Alors que le nouveau roman du prix Nobel de littérature 2006, Les Nuits de la peste, est sorti ce 10 mars, on peut découvrir ou redécouvrir la version illustrée publiée en 2017 du livre qu’il consacra à sa ville natale. « Durant toute mon existence, le sentiment d’effondrement de l’Empire ottoman et la tristesse générée par la misère et les décombres qui recouvraient la ville ont représenté les éléments caractéristiques d’Istanbul. J’ai passé ma vie à combattre cette tristesse, ou bien, comme tous les habitants d’Istanbul, à finalement essayer de me l’approprier », lit-on dans Istanbul, souvenirs d’une ville. Cependant, si cette tristesse – mélancolie typiquement stambouliote et ottomane baptisée hüzün, à laquelle l’écrivain consacre de belles pages – nourrit la plume d’Orhan Pamuk, elle n’occulte pas la faculté d’émerveillement, le cocasse, l’humour.
Le livre tient à la fois de l’évocation et du portrait d’une ville, de l’autobiographie et du récit familial. Dans ce texte hybride, Pamuk excelle ici à marier l’intime et l’universel. La ville, où il est né en 1952 dans une famille aisée et occidentalisée, se transforme en personnage ou plutôt en une foule de personnages, d’images, de sensations, de réminiscences. « À ma naissance, Istanbul, en tant que ville d’importance mondiale, vivait les jours les plus faibles, les plus misérables, les plus sombres et les moins glorieux de ses deux mille ans d’histoire », écrit celui qui vit, au cours de son existence, la population de l’ancienne Constantinople être multipliée par dix.
Redécouverte de notre vécu
La nostalgie n’est évidemment pas absente dans ces « souvenirs d’une ville » – sentiment renforcé par les photographies en noir et blanc (deux cent trente photos ont été ajoutées à la première édition qui contenait deux cents photos et dessins) dont beaucoup, en particulier celles d’Ara Güler ou de Pamuk lui-même, sont émouvantes.

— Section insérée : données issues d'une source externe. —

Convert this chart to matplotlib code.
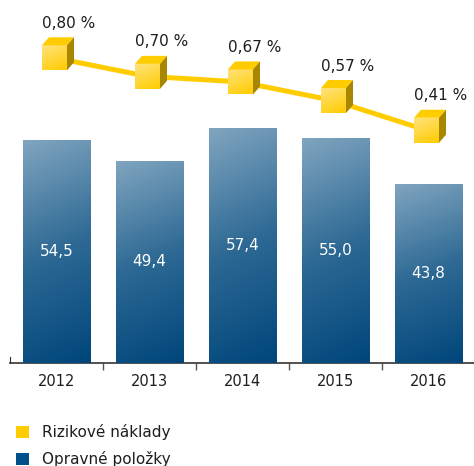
import matplotlib
matplotlib.use('Agg')
import matplotlib.pyplot as plt
import numpy as np
from matplotlib.colors import LinearSegmentedColormap
from matplotlib.patches import Patch, Polygon
from matplotlib.transforms import ScaledTranslation

years = ['2012', '2013', '2014', '2015', '2016']
opravne = [54.5, 49.4, 57.4, 55.0, 43.8]
rizikove = [0.80, 0.70, 0.67, 0.57, 0.41]
opravne_labels = ['54,5', '49,4', '57,4', '55,0', '43,8']
rizikove_labels = ['0,80 %', '0,70 %', '0,67 %', '0,57 %', '0,41 %']

yellow = '#ffcc00'
blue = '#00508a'
text_col = '#1e1e1e'

fig = plt.figure(figsize=(4.74, 4.66), dpi=100)
ax = fig.add_axes([10 / 474, 103 / 466, 465 / 474, 363 / 466])
x = np.arange(len(years))

# bars with a vertical gradient
bar_cmap = LinearSegmentedColormap.from_list('bars', ['#00467b', '#2d6994', '#80a5bf'])
bars = ax.bar(x, opravne, width=0.73, color='#3a719a', zorder=2)
vert = np.linspace(0, 1, 200)[:, None]
horiz = np.linspace(1, 0, 50)[None, :]
grad = 0.88 * vert + 0.12 * horiz
for b in bars:
    x0, w, h = b.get_x(), b.get_width(), b.get_height()
    im = ax.imshow(grad, extent=[x0, x0 + w, 0, h], origin='lower', aspect='auto',
                   cmap=bar_cmap, vmin=0, vmax=1, zorder=3)
    im.set_clip_path(b)

for xi, v, lab in zip(x, opravne, opravne_labels):
    ax.text(xi, v / 2, lab, color='white', ha='center', va='center', fontsize=11, zorder=4)

ax.set_xlim(-0.5, 4.5)
ax.set_ylim(0, 88.75)
ax.set_xticks(x)
ax.set_xticklabels(years, fontsize=10.5, color=text_col)
ax.set_xticks([0.5, 1.5, 2.5, 3.5], minor=True)
ax.tick_params(axis='x', which='major', length=0, pad=8)
ax.tick_params(axis='x', which='minor', length=5, width=1, color='#555555')
ax.set_yticks([])
for s in ['top', 'right']:
    ax.spines[s].set_visible(False)
ax.spines['left'].set_bounds(0, 1.5)
ax.spines['left'].set_color('#333333')
ax.spines['bottom'].set_color('#333333')
ax.spines['bottom'].set_linewidth(1.2)

# risk costs on a secondary axis
ax2 = ax.twinx()
ax2.set_ylim(-0.843, 1.111)
ax2.set_xlim(-0.5, 4.5)
ax2.axis('off')
xs = x - 2 / 93.0
ax2.plot(xs, rizikove, color=yellow, lw=3.6, solid_capstyle='butt', zorder=1)

cube_cmap = LinearSegmentedColormap.from_list('cube', ['#ffcc00', '#ffe27a'])
front = np.array([[-12.5, -12.5], [12.5, -12.5], [12.5, 12.5], [-12.5, 12.5]]) / 100
top = np.array([[-12.5, 12.5], [12.5, 12.5], [19.5, 20.5], [-5.5, 20.5]]) / 100
side = np.array([[12.5, -12.5], [19.5, -4.5], [19.5, 20.5], [12.5, 12.5]]) / 100
cube_grad = 0.7 * np.linspace(0, 1, 40)[:, None] + 0.3 * np.linspace(1, 0, 40)[None, :]
for xi, v, lab in zip(xs, rizikove, rizikove_labels):
    tr = fig.dpi_scale_trans + ScaledTranslation(xi, v, ax2.transData)
    fp = Polygon(front, closed=True, transform=tr, facecolor='#ffd84a', edgecolor='none', zorder=3)
    ax2.add_patch(fp)
    im = ax2.imshow(cube_grad, extent=[-0.125, 0.125, -0.125, 0.125], origin='lower',
                    cmap=cube_cmap, vmin=0, vmax=1, transform=tr, zorder=4)
    im.set_clip_path(fp)
    ax2.add_patch(Polygon(top, closed=True, transform=tr, facecolor='#ffcc00', edgecolor='none', zorder=4))
    ax2.add_patch(Polygon(side, closed=True, transform=tr, facecolor='#a98600', edgecolor='none', zorder=4))
    ax2.annotate(lab, xy=(xi, v), xytext=(-12.5, 30), textcoords='offset pixels',
                 ha='left', va='baseline', fontsize=11, color=text_col)
ax2.set_xlim(-0.5, 4.5)
ax2.set_ylim(-0.843, 1.111)
ax2.set_aspect('auto')

handles = [Patch(facecolor=yellow, label='Rizikové náklady'),
           Patch(facecolor=blue, label='Opravné položky')]
fig.legend(handles=handles, loc='upper left', bbox_to_anchor=(16 / 474, 1 - 424 / 466),
           frameon=False, fontsize=11, handlelength=0.85, handleheight=0.85,
           handletextpad=0.85, labelspacing=0.75, borderpad=0, borderaxespad=0,
           labelcolor=text_col)

fig.savefig('out.png', dpi=100)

Mais il s’agit d’une nostalgie qui invite plus aux retrouvailles qu’au deuil, à « la redécouverte de notre vécu à partir d’objets, de rues et d’instants banals » plutôt qu’au renoncement.
L’écrivain ouvre son album de famille, célèbre sa ville sous la neige et le Bosphore. Le long de ses rives, « Istanbul défile, avec tout le poids de son chaos, avec ses mosquées, ses quartiers éloignés, ses ponts, ses minarets, ses tours, ses jardins et ses hauts bâtiments ». Istanbul est une ode aux êtres et aux paysages qui l’ont vu naître et grandir, construire son propre imaginaire. Il ne faut pas croire Orhan Pamuk quand il écrit : « Finalement, un jour, tout ce que nous avons vécu, vu ou éprouvé sera oublié, exactement comme nos souvenirs. » Chacune de ses lignes nous démontre magistralement le contraire.